The rule is that a popular monarchy – where the incumbent understands the importance of reigning by consent – has never been overthrown. Unpopular ruling houses, no matter how venerable and mystical, can go in days. I offer three examples. Soon, in 2017, Russia will commemorate the centenary of the revolution that saw the 304-year Romanov dynasty come to its bloody end. Even more ancient houses have since expired: Emperor Haile Selassie of Ethiopia, Lion of Judah and supposedly descended from King Solomon, chucked out by communists in 1974; and the Shah of Iran, heir to the glories of ancient Persia, supplanted by an ayatollah in exile. All demonstrate primacy of peoples over crown.

An eventually unpopular association with militarism and dictatorship sealed the fate of the Greek, Italian, Romanian, Bulgarian and quite a few other historic houses. Losing a war you helped start doesn’t help, as the Kaiser and the Hapsburgs found. By contrast, the Dutch, Belgian and Norwegian royal families survived because they went into exile and did not collaborate with fascists. Hirohito of Japan in 1945 was a rare exception – conversion from at least nominal absolutism and complicity in war crimes, to strict constitutionalism.

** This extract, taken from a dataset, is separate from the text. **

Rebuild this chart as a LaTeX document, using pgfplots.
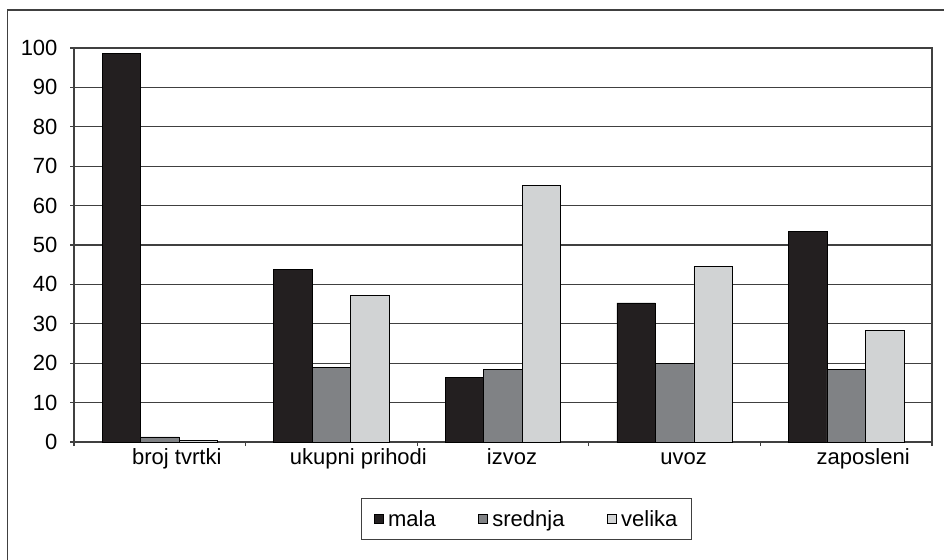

Looking around today, Thailand looks to be a prime example of a monarchy gone bad. Its revered head of state – the longest-serving in the world – has influenced politics for the worse, tacitly backing the recent military coup. Then again, Bhumibol’s son, Prince Vajiralongkorn, is said to be much less able than his old man, and he may in time represent a mortal danger to his royal house: An idiot heir can mess things up very quickly.

Which brings us to the UK, where we too have veered between deference, reverence, and revolution. A Mass Observation survey at the time of the Coronation in 1953 found some people believed Elizabeth II had not been born in the conventional fashion, but had been instead been the subject of some mysterious divine process, analogous to the conception and birth of the baby Jesus.

Nicholas Witchell’s fawning dispatches from the frontline of the Kate’n’Wills Aussie tour show how little we have moved on. And yet in the middle decades of Queen Victoria’s reign, when she became a recluse after the death of Prince Albert, during the abdication crisis of 1936 when Edward VIII ratted and dumped the job on his poor stammering brother, and after the death of Diana in 1997 the monarchy was almost over. We might also recall that we beheaded Charles I, and established the world’s earliest republic under Oliver Cromwell. He was, ironically enough, succeeded by his son Richard (“Tumbledown Dick”) who proved so incompetent that monarchy was restored, which proves the point: The people always get their way in the end.